— Exercise instructions —
Below is a listing; print exactly its lines from the one containing "Reproduce this chart with matplotlib." down to the one containing "from matplotlib.ticker import", both inclusive, with every picture left out.

— Input for this task —

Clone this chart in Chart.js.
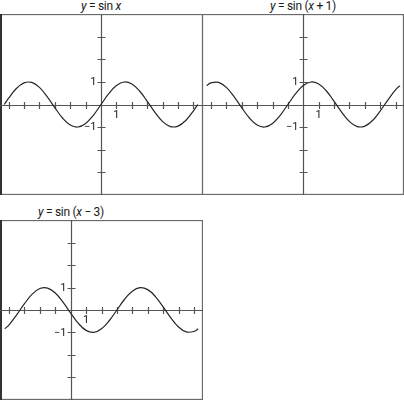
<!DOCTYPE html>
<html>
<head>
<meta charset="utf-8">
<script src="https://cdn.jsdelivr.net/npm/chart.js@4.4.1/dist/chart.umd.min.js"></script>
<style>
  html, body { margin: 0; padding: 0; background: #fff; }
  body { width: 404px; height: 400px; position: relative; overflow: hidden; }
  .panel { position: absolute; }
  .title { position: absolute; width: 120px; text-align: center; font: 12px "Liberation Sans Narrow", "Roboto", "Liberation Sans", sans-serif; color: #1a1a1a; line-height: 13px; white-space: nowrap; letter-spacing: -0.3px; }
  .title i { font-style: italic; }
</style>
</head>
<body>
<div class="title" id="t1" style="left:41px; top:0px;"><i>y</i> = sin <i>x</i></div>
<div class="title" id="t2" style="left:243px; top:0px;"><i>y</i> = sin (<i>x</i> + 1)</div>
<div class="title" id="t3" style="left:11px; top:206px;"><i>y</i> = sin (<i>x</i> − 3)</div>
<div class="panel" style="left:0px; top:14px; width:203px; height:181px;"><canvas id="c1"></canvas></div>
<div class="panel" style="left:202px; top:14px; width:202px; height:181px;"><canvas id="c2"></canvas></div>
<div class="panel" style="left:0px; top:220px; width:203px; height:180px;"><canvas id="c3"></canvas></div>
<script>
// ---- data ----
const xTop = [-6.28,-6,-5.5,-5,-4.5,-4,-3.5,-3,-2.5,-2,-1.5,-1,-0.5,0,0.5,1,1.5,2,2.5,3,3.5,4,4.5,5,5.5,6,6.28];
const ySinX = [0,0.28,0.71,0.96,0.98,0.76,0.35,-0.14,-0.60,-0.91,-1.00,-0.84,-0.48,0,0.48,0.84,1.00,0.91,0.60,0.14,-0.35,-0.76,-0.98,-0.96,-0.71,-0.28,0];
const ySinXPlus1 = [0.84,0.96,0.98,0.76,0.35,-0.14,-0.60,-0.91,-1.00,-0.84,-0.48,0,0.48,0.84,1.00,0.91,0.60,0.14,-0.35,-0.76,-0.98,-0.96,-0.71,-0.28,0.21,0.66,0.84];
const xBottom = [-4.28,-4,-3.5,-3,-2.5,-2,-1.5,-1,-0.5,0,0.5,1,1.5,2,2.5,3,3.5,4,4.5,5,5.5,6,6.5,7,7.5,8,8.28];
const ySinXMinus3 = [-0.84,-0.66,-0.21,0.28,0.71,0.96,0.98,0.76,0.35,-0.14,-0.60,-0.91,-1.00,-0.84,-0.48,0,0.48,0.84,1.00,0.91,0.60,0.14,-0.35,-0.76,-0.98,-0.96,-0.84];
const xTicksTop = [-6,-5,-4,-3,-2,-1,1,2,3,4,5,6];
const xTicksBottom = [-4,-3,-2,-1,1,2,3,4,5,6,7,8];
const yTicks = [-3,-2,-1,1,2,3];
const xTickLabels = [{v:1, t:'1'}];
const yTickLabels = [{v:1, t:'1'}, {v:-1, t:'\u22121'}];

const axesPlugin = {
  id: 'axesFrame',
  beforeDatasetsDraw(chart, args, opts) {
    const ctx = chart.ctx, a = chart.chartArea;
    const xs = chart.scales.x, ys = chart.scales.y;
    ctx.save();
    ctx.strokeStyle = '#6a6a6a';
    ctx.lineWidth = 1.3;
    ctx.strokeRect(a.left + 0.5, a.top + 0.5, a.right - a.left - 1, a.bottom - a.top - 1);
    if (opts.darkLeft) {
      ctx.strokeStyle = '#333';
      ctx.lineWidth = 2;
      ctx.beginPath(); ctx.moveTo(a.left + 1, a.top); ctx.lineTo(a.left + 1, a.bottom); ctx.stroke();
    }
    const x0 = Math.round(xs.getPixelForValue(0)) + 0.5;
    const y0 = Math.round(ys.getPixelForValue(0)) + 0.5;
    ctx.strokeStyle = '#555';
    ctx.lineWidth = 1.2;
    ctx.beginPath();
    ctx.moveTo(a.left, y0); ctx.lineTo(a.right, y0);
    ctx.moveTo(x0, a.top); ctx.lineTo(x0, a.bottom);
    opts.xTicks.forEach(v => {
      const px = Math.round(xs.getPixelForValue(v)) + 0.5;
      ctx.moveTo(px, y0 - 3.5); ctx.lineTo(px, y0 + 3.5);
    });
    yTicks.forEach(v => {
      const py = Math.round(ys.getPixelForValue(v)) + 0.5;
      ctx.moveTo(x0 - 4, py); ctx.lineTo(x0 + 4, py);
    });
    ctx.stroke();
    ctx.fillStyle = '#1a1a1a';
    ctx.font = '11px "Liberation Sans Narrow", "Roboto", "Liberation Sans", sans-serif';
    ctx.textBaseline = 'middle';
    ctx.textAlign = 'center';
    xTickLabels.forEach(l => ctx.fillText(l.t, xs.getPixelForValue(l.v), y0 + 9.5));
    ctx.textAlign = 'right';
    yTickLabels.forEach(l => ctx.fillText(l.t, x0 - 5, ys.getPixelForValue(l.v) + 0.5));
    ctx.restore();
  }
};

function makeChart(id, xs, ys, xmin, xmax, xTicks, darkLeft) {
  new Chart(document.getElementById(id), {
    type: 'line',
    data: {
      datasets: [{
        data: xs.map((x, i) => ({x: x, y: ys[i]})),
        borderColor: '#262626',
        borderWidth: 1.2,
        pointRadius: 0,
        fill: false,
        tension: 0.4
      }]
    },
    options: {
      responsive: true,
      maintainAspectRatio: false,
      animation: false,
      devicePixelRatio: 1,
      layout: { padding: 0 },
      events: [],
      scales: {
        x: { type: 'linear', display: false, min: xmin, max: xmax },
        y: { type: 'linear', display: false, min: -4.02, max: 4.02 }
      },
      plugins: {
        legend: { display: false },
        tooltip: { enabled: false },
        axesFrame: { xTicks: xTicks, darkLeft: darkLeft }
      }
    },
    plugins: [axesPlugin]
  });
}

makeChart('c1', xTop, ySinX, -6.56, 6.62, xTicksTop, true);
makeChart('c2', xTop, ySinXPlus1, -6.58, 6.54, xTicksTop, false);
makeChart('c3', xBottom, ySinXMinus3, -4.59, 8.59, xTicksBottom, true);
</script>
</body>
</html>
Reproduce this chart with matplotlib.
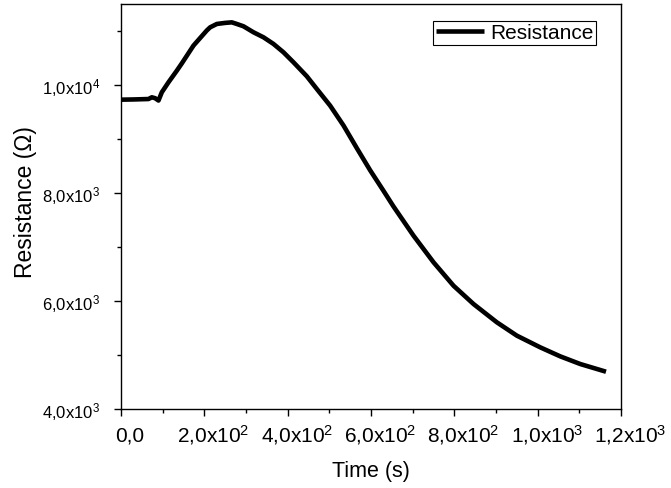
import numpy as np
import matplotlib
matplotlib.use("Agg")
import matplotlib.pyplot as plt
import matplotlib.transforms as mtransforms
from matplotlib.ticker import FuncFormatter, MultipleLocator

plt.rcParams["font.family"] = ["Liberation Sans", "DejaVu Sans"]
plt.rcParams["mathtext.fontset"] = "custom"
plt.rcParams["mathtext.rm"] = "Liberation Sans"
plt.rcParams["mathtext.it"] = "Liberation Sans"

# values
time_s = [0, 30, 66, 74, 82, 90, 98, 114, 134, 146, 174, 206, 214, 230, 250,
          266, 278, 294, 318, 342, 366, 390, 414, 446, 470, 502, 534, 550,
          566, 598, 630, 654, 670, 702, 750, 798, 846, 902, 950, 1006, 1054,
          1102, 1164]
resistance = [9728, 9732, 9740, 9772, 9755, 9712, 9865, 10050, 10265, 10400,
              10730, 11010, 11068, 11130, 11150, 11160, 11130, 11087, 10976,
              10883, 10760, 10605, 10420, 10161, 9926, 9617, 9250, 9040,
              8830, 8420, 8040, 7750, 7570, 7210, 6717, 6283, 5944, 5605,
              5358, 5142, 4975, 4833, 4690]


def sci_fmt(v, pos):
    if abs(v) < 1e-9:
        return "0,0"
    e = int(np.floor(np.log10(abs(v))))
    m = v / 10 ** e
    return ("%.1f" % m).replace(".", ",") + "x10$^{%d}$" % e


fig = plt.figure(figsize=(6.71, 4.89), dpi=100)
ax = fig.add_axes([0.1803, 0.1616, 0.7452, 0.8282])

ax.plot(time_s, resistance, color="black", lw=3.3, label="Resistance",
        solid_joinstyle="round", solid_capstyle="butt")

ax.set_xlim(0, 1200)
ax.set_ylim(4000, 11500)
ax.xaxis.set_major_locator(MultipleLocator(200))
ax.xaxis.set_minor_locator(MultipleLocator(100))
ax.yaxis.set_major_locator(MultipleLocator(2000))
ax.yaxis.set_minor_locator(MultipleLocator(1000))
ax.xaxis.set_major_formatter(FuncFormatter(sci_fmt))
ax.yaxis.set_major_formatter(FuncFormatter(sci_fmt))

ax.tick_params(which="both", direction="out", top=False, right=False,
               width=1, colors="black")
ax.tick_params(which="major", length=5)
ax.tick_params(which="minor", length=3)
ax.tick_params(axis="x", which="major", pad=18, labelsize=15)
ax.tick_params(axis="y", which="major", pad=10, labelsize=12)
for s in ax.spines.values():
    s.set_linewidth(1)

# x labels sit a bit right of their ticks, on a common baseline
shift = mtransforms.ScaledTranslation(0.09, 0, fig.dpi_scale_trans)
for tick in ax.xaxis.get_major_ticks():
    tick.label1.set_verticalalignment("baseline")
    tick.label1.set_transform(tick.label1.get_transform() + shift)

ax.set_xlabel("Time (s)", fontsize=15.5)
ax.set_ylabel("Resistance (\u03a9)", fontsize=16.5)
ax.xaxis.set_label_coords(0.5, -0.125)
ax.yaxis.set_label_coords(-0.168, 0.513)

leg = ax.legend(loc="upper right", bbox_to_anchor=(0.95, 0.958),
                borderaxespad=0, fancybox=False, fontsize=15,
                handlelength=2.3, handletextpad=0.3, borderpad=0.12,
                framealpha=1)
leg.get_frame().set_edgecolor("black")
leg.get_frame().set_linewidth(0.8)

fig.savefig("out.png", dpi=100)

— Solution below —
Reproduce this chart with matplotlib.
import numpy as np
import matplotlib
matplotlib.use("Agg")
import matplotlib.pyplot as plt
import matplotlib.transforms as mtransforms
from matplotlib.ticker import FuncFormatter, MultipleLocator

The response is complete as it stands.